Now you can see the provisioning status as show below

Important

It can take approximately 5 minutes for new worker nodes to become available because of the time required to instantiate new instances.

Once the worker nodes are successfully provisioned, the status changes to Ready

When all nodes have been provisioned, and there are no pending nodes for provisioning, the Provision Approved/Failed Nodes button will not be available on this page.

If a cluster provisioning is ongoing with 10 nodes (1 Master and 9 workers) and some worker nodes encounter provisioning failures, re-triggering the process will exclusively address those specific workers that had issues before. This behavior applies specifically to Day 0 scenarios involving worker node provisioning failures and does not extend to cases where Master Node Provisioning fails, especially in a High Availability (HA) setup with multiple master nodes.

Cordon/Uncordon/Drain Nodes¶

Management of node scheduling through the controller UI allows the users to quickly change the status of worker nodes:

Click the ellipsis button of a specific node
To mark node(s) as unschedulable, select Cordon and Yes
To mark the node(s) as schedulable again, allowing new pods to be assigned to it, select Uncordon and click Yes
To drain the node and remove all the running pods, select Drain and click Yes

Refer to this page for instructions on how to cordon, drain, or uncordon via the CLI and this page for instructions on how to cordon, drain, or uncordon via the API.

Debug Logs¶

The Debug Logs feature allows users to view and download detailed logs for each node within a cluster. These logs help troubleshoot provisioning issues, cluster upgrade failures, and node-level problems.

Note

The Debug Logs feature is supported only via the UI and API interfaces.

Access Debug Logs

Navigate to the Nodes tab of your cluster.
From the node’s Actions menu, select Debug Logs.

Debug Logs Viewer

The Debug Logs viewer opens in a new window
Logs are displayed in real time with support for:
- Refresh – reload the latest logs
- Copy – copy logs to clipboard
- Download – export logs for offline analysis
The Connection Status indicator shows whether the node is connected

Error Handling

If a node is not connected, logs cannot be viewed
An error message will be displayed with a link to troubleshooting instructions
Customers can use this link to resolve common issues (e.g., restarting services) without requiring support

Delete Worker Nodes¶

Select the cluster and click on Nodes tab
Click the ellipsis button next to the node you want to delete
Click Delete and Yes to confirm the deletion

Force Delete

Enabling the Force Delete option immediately deletes an MKS node, overriding any ongoing operations or errors that might otherwise block the deletion process.

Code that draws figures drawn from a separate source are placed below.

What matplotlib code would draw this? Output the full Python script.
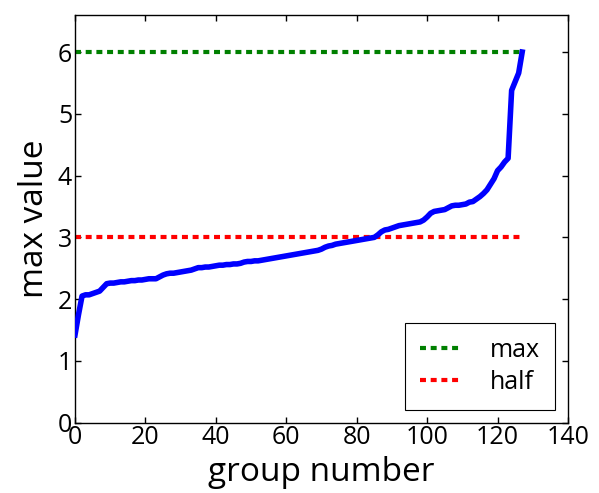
import matplotlib
matplotlib.use("Agg")
import matplotlib.pyplot as plt
import numpy as np

plt.rcParams['font.family'] = ['Open Sans', 'DejaVu Sans']
plt.rcParams['lines.scale_dashes'] = False

# sorted per-group maximum values
group_max = [
    1.42, 1.75, 2.05, 2.07, 2.07, 2.09, 2.11, 2.13, 2.19, 2.25,
    2.26, 2.26, 2.27, 2.28, 2.28, 2.29, 2.30, 2.30, 2.31, 2.31,
    2.32, 2.33, 2.33, 2.33, 2.36, 2.39, 2.41, 2.42, 2.42, 2.43,
    2.44, 2.45, 2.46, 2.47, 2.49, 2.51, 2.51, 2.52, 2.52, 2.53,
    2.54, 2.55, 2.55, 2.56, 2.56, 2.57, 2.57, 2.58, 2.60, 2.61,
    2.61, 2.62, 2.62, 2.63, 2.64, 2.65, 2.66, 2.67, 2.68, 2.69,
    2.70, 2.71, 2.72, 2.73, 2.74, 2.75, 2.76, 2.77, 2.78, 2.79,
    2.81, 2.84, 2.86, 2.87, 2.89, 2.90, 2.91, 2.92, 2.93, 2.94,
    2.95, 2.96, 2.97, 2.98, 2.99, 3.00, 3.04, 3.09, 3.12, 3.13,
    3.15, 3.17, 3.19, 3.20, 3.21, 3.22, 3.23, 3.24, 3.25, 3.28,
    3.33, 3.39, 3.42, 3.43, 3.44, 3.45, 3.48, 3.51, 3.52, 3.52,
    3.53, 3.54, 3.57, 3.58, 3.62, 3.66, 3.71, 3.77, 3.86, 3.95,
    4.08, 4.14, 4.22, 4.28, 5.38, 5.52, 5.66, 6.00,
]
max_level = 6.0
half_level = 3.0
x_ticks = [0, 20, 40, 60, 80, 100, 120, 140]
y_ticks = [0, 1, 2, 3, 4, 5, 6]

groups = np.arange(len(group_max))
last = groups[-1]

fig = plt.figure(figsize=(5.99, 4.93), dpi=100, facecolor='white')
ax = fig.add_axes([0.1252, 0.1426, 0.823, 0.827])

ax.plot(groups, group_max, color=(0, 0, 1), lw=4, zorder=3)
ax.plot([0, last], [max_level, max_level], color=(0, 0.5, 0), lw=3,
        dashes=(4.3, 3.4), label='max')
ax.plot([0, last], [half_level, half_level], color=(1, 0, 0), lw=3,
        dashes=(4.3, 3.4), label='half')

ax.set_xlim(0, 140)
ax.set_ylim(0, 6.6)
ax.set_xticks(x_ticks)
ax.set_yticks(y_ticks)
ax.tick_params(direction='in', length=4, width=1, top=True, right=True,
               labelsize=18, pad=2)
for s in ax.spines.values():
    s.set_linewidth(1.0)

ax.set_xlabel('group number', fontsize=24, labelpad=4)
ax.set_ylabel('max value', fontsize=24, labelpad=5)

leg = ax.legend(loc='lower right', fontsize=18, fancybox=False,
                handlelength=1.6, handletextpad=1.2, borderpad=0.6,
                labelspacing=0.3, framealpha=1, borderaxespad=0.5)
leg.get_frame().set_edgecolor('black')
leg.get_frame().set_linewidth(0.8)

fig.savefig('out.png', dpi=100, facecolor='white')
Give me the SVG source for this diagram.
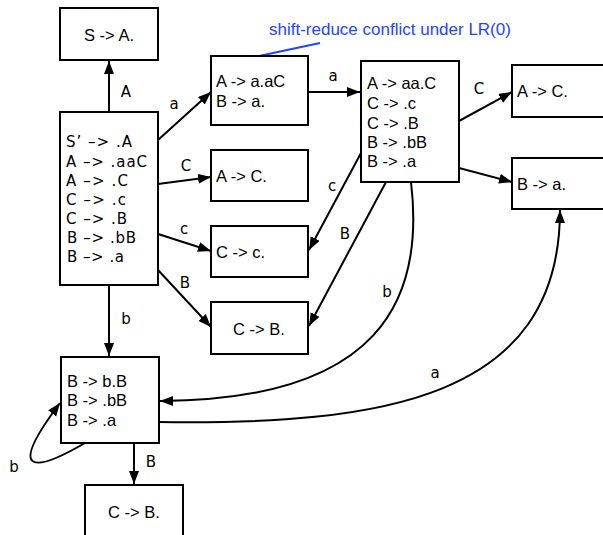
<svg xmlns="http://www.w3.org/2000/svg" width="603" height="535" viewBox="0 0 603 535">
<style>
.box{fill:#fff;stroke:#000;stroke-width:2}
.t{font-family:"Liberation Sans",Arial,sans-serif;font-size:16.5px;fill:#000}
.s{font-family:"DejaVu Sans",sans-serif;font-size:15px;fill:#000}
.l{font-family:"DejaVu Sans",sans-serif;font-size:15px;fill:#000;text-anchor:middle}
.e{fill:none;stroke:#000;stroke-width:2;marker-end:url(#ah)}
</style>
<defs>
<marker id="ah" markerUnits="userSpaceOnUse" markerWidth="14" markerHeight="11" refX="13" refY="5" orient="auto">
<path d="M0,0 L13,5 L0,10 z" fill="#000"/>
</marker>
</defs>
<g id="connectors">
<line class="e" x1="109" y1="112" x2="109" y2="61"/>
<line class="e" x1="158" y1="140" x2="211" y2="92"/>
<line class="e" x1="158" y1="184" x2="211" y2="177"/>
<line class="e" x1="158" y1="234" x2="211" y2="251"/>
<line class="e" x1="158" y1="270" x2="211" y2="327"/>
<line class="e" x1="109" y1="285" x2="109" y2="356"/>
<line class="e" x1="308" y1="92" x2="360" y2="92"/>
<line class="e" x1="459" y1="121" x2="512" y2="92"/>
<line class="e" x1="459" y1="168" x2="512" y2="182"/>
<line class="e" x1="361" y1="153" x2="309" y2="250"/>
<line class="e" x1="386" y1="182" x2="309" y2="326"/>
<path class="e" d="M411,182 C425,300 380,400 160,401"/>
<path class="e" d="M159,422 C380,425 560,400 560,210"/>
<path class="e" d="M85,443 C30,475 8,472 60,403"/>
<line class="e" x1="134" y1="443" x2="134" y2="484"/>
<text class="l" x="126" y="97">A</text>
<text class="l" x="174" y="109">a</text>
<text class="l" x="186" y="171">C</text>
<text class="l" x="184" y="234">c</text>
<text class="l" x="185" y="288">B</text>
<text class="l" x="126" y="324">b</text>
<text class="l" x="333" y="81">a</text>
<text class="l" x="479" y="94">C</text>
<text class="l" x="332" y="191">c</text>
<text class="l" x="345" y="239">B</text>
<text class="l" x="387" y="297">b</text>
<text class="l" x="435" y="378">a</text>
<text class="l" x="14" y="472">b</text>
<text class="l" x="151" y="467">B</text>
</g>
<g id="note">
<line x1="259" y1="56" x2="320" y2="43" stroke="#1f45ff" stroke-width="2"/>
<text x="269" y="35" font-family="Liberation Sans,Arial,sans-serif" font-size="17" fill="#1f45ff">shift-reduce conflict under LR(0)</text>
</g>
<g id="n_SA">
<rect class="box" x="60" y="8" width="98" height="52"/>
<text class="t" x="109" y="41" text-anchor="middle">S -&gt; A.</text>
</g>
<g id="n_start">
<rect class="box" x="60" y="112" width="98" height="173"/>
<text class="s" x="66" y="147" textLength="66" lengthAdjust="spacing">S’ –&gt; .A</text>
<text class="s" x="66" y="167" textLength="81" lengthAdjust="spacing">A –&gt; .aaC</text>
<text class="s" x="66" y="186" textLength="62" lengthAdjust="spacing">A –&gt; .C</text>
<text class="s" x="66" y="205" textLength="60" lengthAdjust="spacing">C –&gt; .c</text>
<text class="s" x="66" y="224" textLength="61" lengthAdjust="spacing">C –&gt; .B</text>
<text class="s" x="67" y="243" textLength="69" lengthAdjust="spacing">B –&gt; .bB</text>
<text class="s" x="67" y="262" textLength="57" lengthAdjust="spacing">B –&gt; .a</text>
</g>
<g id="n_a">
<rect class="box" x="211" y="56" width="97" height="69"/>
<text class="t" x="216" y="87">A -&gt; a.aC</text>
<text class="t" x="216" y="107">B -&gt; a.</text>
</g>
<g id="n_C1">
<rect class="box" x="211" y="150" width="97" height="51"/>
<text class="t" x="216" y="182">A -&gt; C.</text>
</g>
<g id="n_c">
<rect class="box" x="211" y="226" width="97" height="51"/>
<text class="t" x="216" y="258">C -&gt; c.</text>
</g>
<g id="n_B1">
<rect class="box" x="211" y="302" width="97" height="52"/>
<text class="t" x="259" y="335" text-anchor="middle">C -&gt; B.</text>
</g>
<g id="n_aa">
<rect class="box" x="361" y="61" width="98" height="121"/>
<text class="t" x="367" y="89">A -&gt; aa.C</text>
<text class="t" x="367" y="109">C -&gt; .c</text>
<text class="t" x="367" y="129">C -&gt; .B</text>
<text class="t" x="367" y="148">B -&gt; .bB</text>
<text class="t" x="367" y="167">B -&gt; .a</text>
</g>
<g id="n_C2">
<rect class="box" x="512" y="65" width="100" height="52"/>
<text class="t" x="517" y="97">A -&gt; C.</text>
</g>
<g id="n_Ba">
<rect class="box" x="512" y="158" width="100" height="51"/>
<text class="t" x="517" y="190">B -&gt; a.</text>
</g>
<g id="n_b">
<rect class="box" x="61" y="357" width="98" height="86"/>
<text class="t" x="67" y="387">B -&gt; b.B</text>
<text class="t" x="67" y="406">B -&gt; .bB</text>
<text class="t" x="67" y="426">B -&gt; .a</text>
</g>
<g id="n_B2">
<rect class="box" x="85" y="485" width="98" height="60"/>
<text class="t" x="134" y="518" text-anchor="middle">C -&gt; B.</text>
</g>
</svg>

Once the process is kicked off, the controller will perform the following steps automatically

Drain the node by rescheduling pods on other nodes
Terminate the instance on AWS
Remove the instance from AWS

Important

For manually provisioned clusters, it is the customer's responsibility to deprovision the VM or Instance after deleting the worker node from the cluster.

Reboot K8s Worker Nodes¶

Perform the below steps to reboot the worker nodes:

Mark the node as unschedulable by running the command

kubectl cordon <node1>

Drain the node to remove all running pods, excluding daemonset pods

kubectl drain <node1> --ignore-daemonsets

Restart the cordoned node
Once the reboot is complete, ensure that the kubelet and container runtime engine are up and running. Verify the node's readiness by running the below command

kubectl get node

Uncordon the node using the below command

kubectl uncordon <node1>

Once a node is ready and uncordoned, perform the same steps on another node in the cluster.